The Solution: Spiritual Stillness

The Psalms teach us the solution: “Be still, and know that I am God.” The stillness isn’t inactivity—it’s the quieting of our own agenda long enough to let God’s breath consciousness within us illuminate His path forward.

The Deeper Desire: Seeking Direct Relationship with God

What I want most isn’t to understand the complete mechanics of how consciousness works across dimensions. What I desire intensely is what the men who walked with God had—direct relationship with God. Not just faith about God, but actual communion with Him.

Noah, Moses, Jacob, Jesus—they all experienced God in ways that went beyond belief into direct knowing. Their consciousness was fully awakened to His presence.

I want that relationship. I want to be able to have a conversation with God, to see His face in whatever form that might take.

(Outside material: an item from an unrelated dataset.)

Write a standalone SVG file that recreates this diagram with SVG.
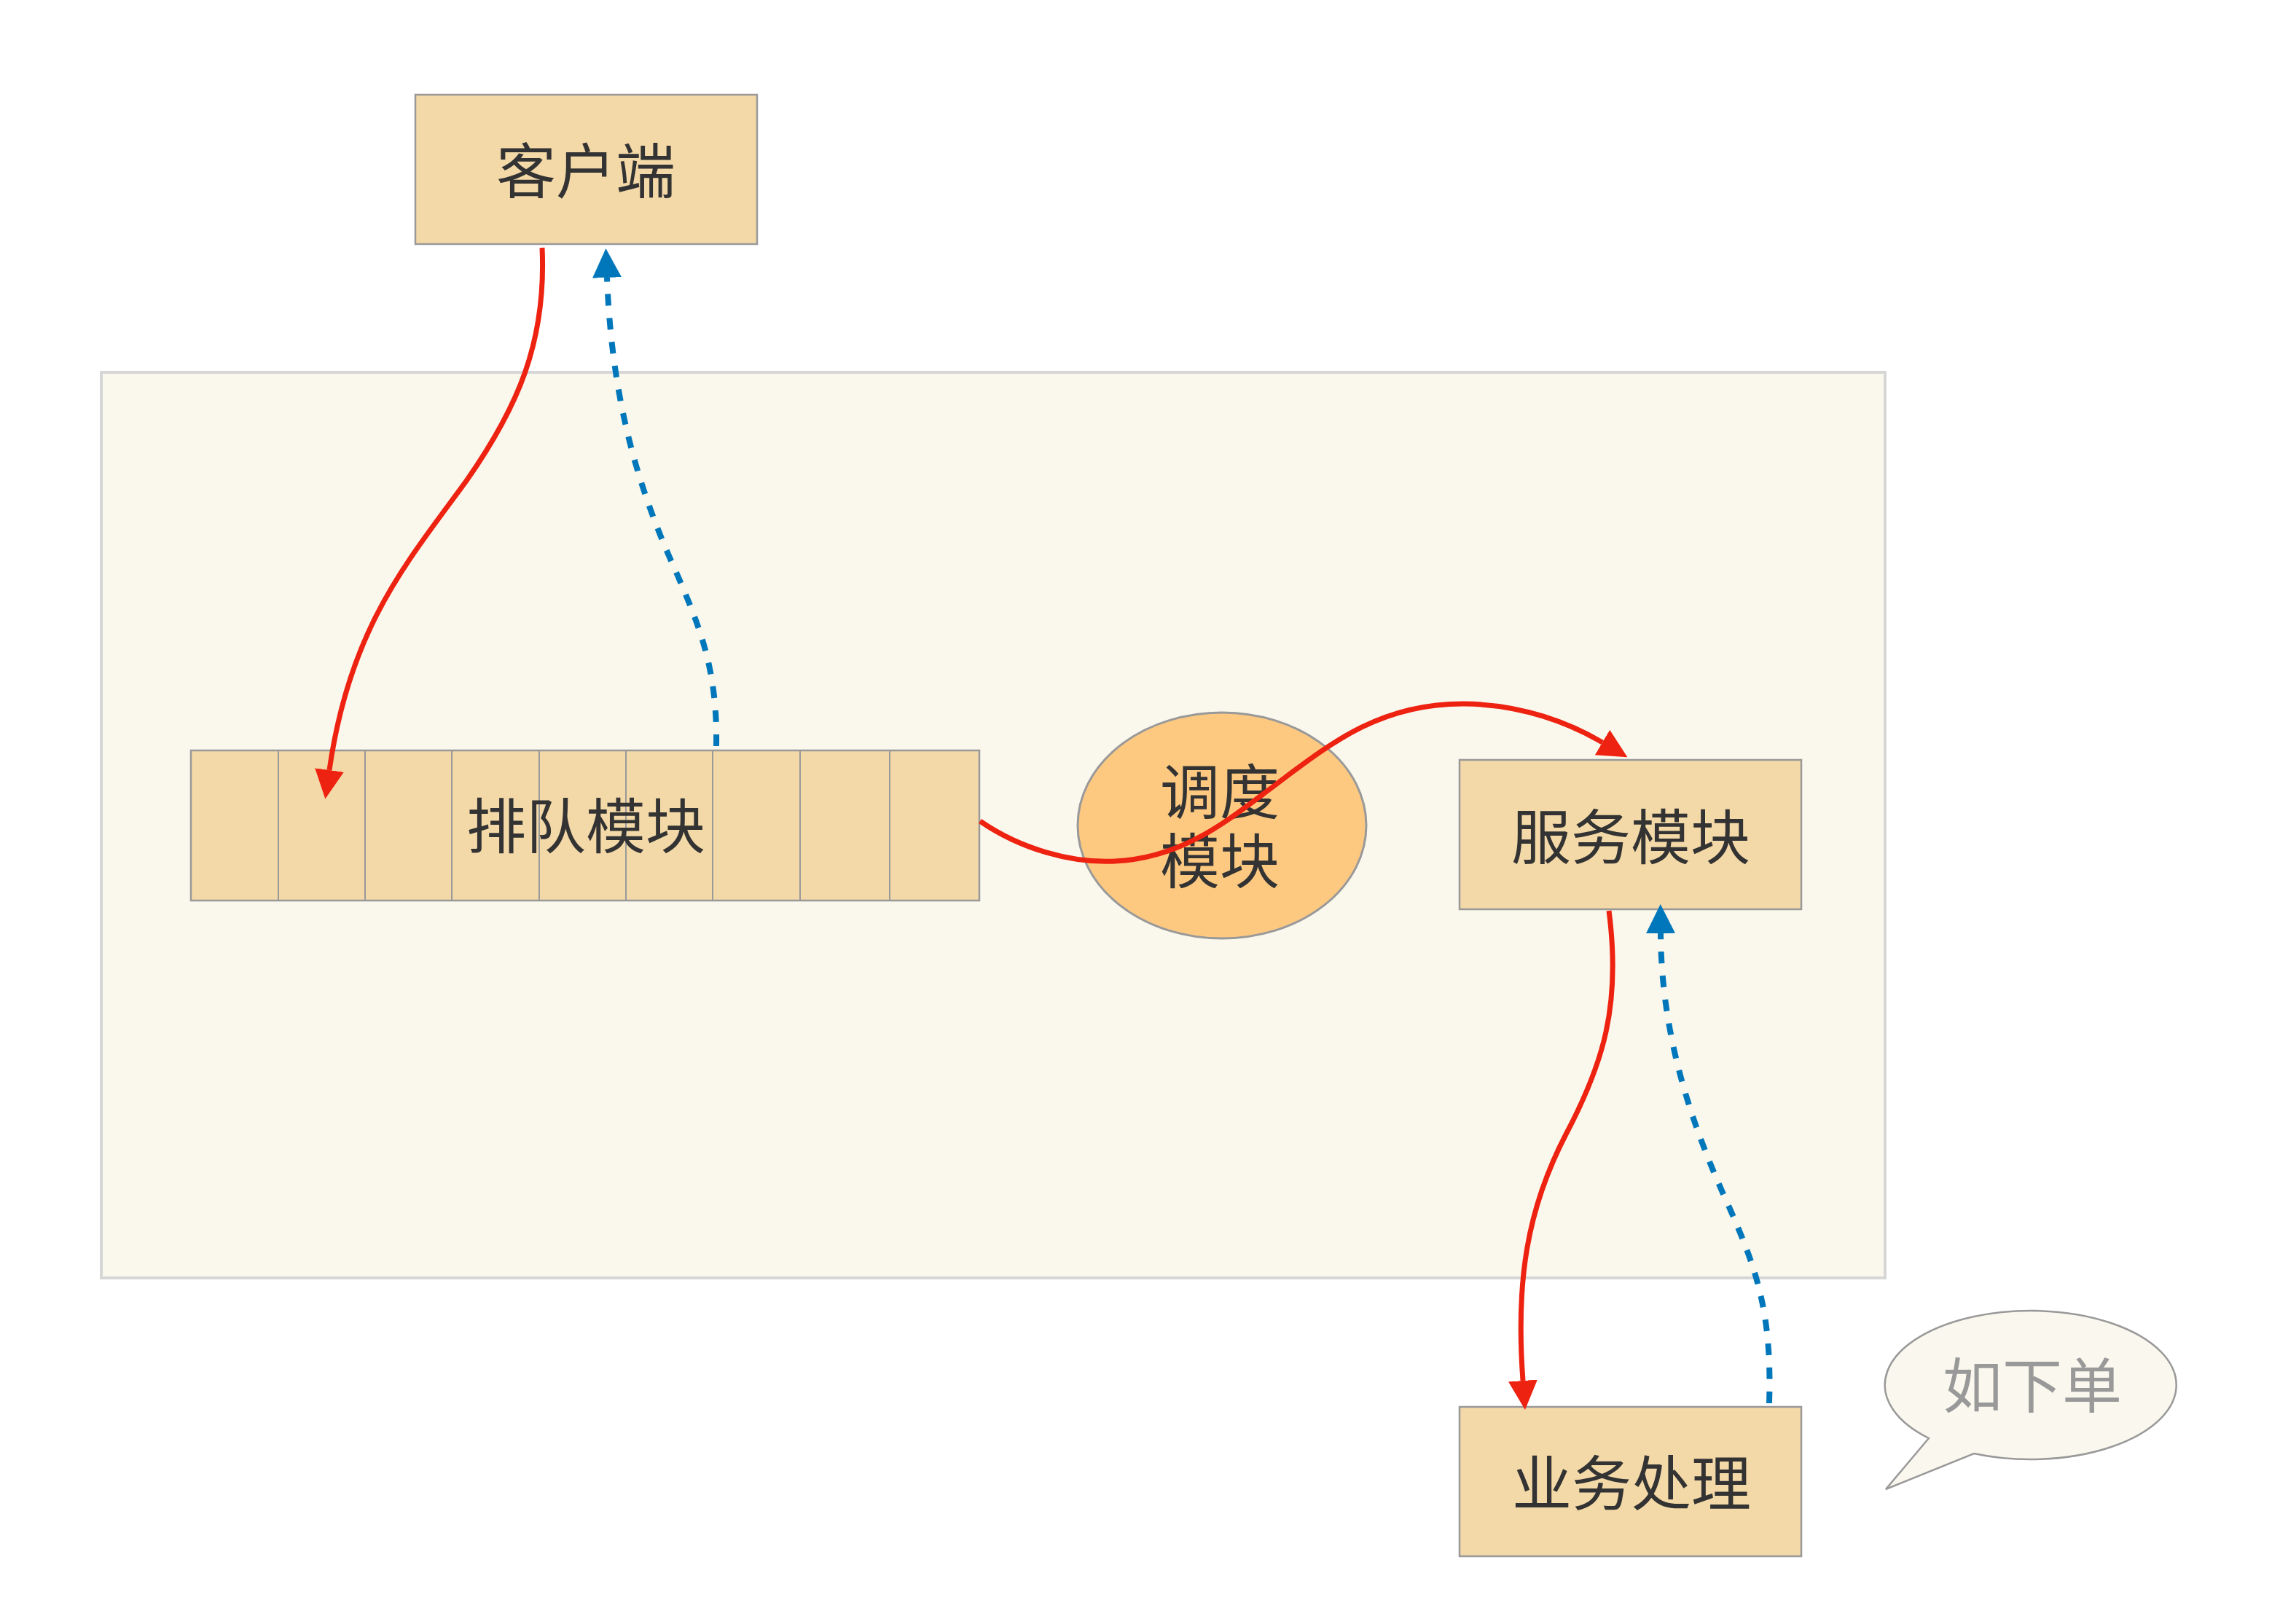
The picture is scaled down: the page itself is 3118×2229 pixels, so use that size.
<svg xmlns="http://www.w3.org/2000/svg" width="3118" height="2229" viewBox="0 0 3118 2229">
<style>
.box{fill:#f4d9a8;stroke:#999999;stroke-width:2.5}
.lbl{font-family:"Noto Sans CJK SC","Noto Sans",sans-serif;font-size:82px;fill:#333333;text-anchor:middle}
.red{fill:none;stroke:#ee2211;stroke-width:7}
.blue{fill:none;stroke:#0077bb;stroke-width:8;stroke-dasharray:16 17}
</style>
<defs>
<marker id="ar" viewBox="0 -20 40 40" refX="0" refY="0" markerWidth="40" markerHeight="40" markerUnits="userSpaceOnUse" orient="auto">
<path d="M0,-20 L40,0 L0,20 z" fill="#ee2211"/>
</marker>
<marker id="ab" viewBox="0 -20 40 40" refX="0" refY="0" markerWidth="40" markerHeight="40" markerUnits="userSpaceOnUse" orient="auto">
<path d="M0,-20 L40,0 L0,20 z" fill="#0077bb"/>
</marker>
</defs>
<rect width="3118" height="2229" fill="#ffffff"/>
<g id="container">
<rect x="139" y="511" width="2448" height="1243" fill="#faf7ec" stroke="#d6d6d6" stroke-width="4"/>
</g>
<g id="client">
<rect class="box" x="570" y="130" width="469" height="205"/>
<text class="lbl" x="804" y="265">客户端</text>
</g>
<g id="queue">
<rect class="box" x="262" y="1030" width="1082" height="206"/>
<g stroke="#999999" stroke-width="2">
<line x1="382" y1="1030" x2="382" y2="1236"/>
<line x1="501" y1="1030" x2="501" y2="1236"/>
<line x1="620" y1="1030" x2="620" y2="1236"/>
<line x1="740" y1="1030" x2="740" y2="1236"/>
<line x1="859" y1="1030" x2="859" y2="1236"/>
<line x1="978" y1="1030" x2="978" y2="1236"/>
<line x1="1098" y1="1030" x2="1098" y2="1236"/>
<line x1="1221" y1="1030" x2="1221" y2="1236"/>
</g>
<text class="lbl" x="804" y="1164">排队模块</text>
</g>
<g id="scheduler">
<ellipse cx="1677" cy="1133" rx="198" ry="155" fill="#fdc981" stroke="#999999" stroke-width="3"/>
<text class="lbl" x="1674" y="1117">调度</text>
<text class="lbl" x="1674" y="1212">模块</text>
</g>
<g id="service">
<rect class="box" x="2003" y="1043" width="469" height="205"/>
<text class="lbl" x="2238" y="1179">服务模块</text>
</g>
<g id="business">
<rect class="box" x="2003" y="1931" width="469" height="205"/>
<text class="lbl" x="2239" y="2066">业务处理</text>
</g>
<g id="note">
<path d="M2647,1974 A200,102 0 1 1 2709,1995 L2588,2044 Z" fill="#faf8ee" stroke="#999999" stroke-width="2.5"/>
<text class="lbl" x="2789" y="1932" style="fill:#999999">如下单</text>
</g>
<g id="connectors">
<path class="red" d="M744,340 C750,470 710,560 640,660 C560,770 480,860 452,1057" marker-end="url(#ar)"/>
<path class="blue" d="M983,1024 C985,920 960,860 930,790 C880,680 840,560 833,381" marker-end="url(#ab)"/>
<path class="red" d="M1345,1127 C1400,1165 1470,1185 1530,1182 C1620,1178 1680,1130 1740,1085 C1820,1025 1890,965 2010,966 C2090,967 2155,993 2199,1019" marker-end="url(#ar)"/>
<path class="red" d="M2208,1250 C2225,1380 2200,1460 2150,1555 C2095,1660 2080,1760 2090,1895" marker-end="url(#ar)"/>
<path class="blue" d="M2428,1926 C2432,1800 2410,1740 2370,1650 C2320,1540 2280,1420 2279,1281" marker-end="url(#ab)"/>
</g>
</svg>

If God wants a relationship with me beyond faith, I want that relationship as intently as I want anything else in this world.

The Paradox of Spiritual Pursuit

But I’ve come to believe this deeper relationship can’t be pursued like a goal to be achieved. King Solomon’s wisdom suggests it can only be received as a blessing: “The fear of the LORD is the beginning of wisdom, and knowledge of the Holy One is understanding” (Proverbs 9:10).

The purpose can’t be hunted down—it can only be discovered through faithful listening and obedient following. We must allow God’s breath consciousness within us to burn ever brighter as we draw closer to its source.

The Eternal Question: Consciousness and Eternal Life

If God’s breath consciousness is God’s breath within us, and if death is that breath returning to its source rather than termination, then what we call “eternal life” might not be something that begins after we die. It might be the gradual awakening of God’s lamp within us to its divine source—a process that begins now and continues beyond physical death.

Our deceased loved ones, their spirits having returned to God who gave them, with their elevated consciousness and clearer perception of His plan, might be helping us learn to listen without static. They help us trust without controlling, to recognize the gentle nudges that have always been there. But that same spiritual connection operates through our living relationships as well—consciousness connecting with consciousness. God’s lamp within each person is capable of recognizing His light in others.

We are not God. There is a Creator, and we are creations who received His breath. But that breath—God’s breath consciousness—might be far more profound than we’ve understood. It might be the very mechanism by which we “know” God in the deepest sense. The lamp of the LORD within us is capable of illuminating the bridge between finite human experience and infinite divine reality.

The question isn’t whether consciousness survives death. The question is whether we’re learning to tend God’s breath consciousness within us properly while we’re alive—to recognize His goodness, to trust His timing, and to stay within the guard rails of His perfect plan.

Because if consciousness is God’s breath within us, then how we develop it now matters not just for this life, but for whatever elevated awareness awaits us when our spirit returns to God who gave it.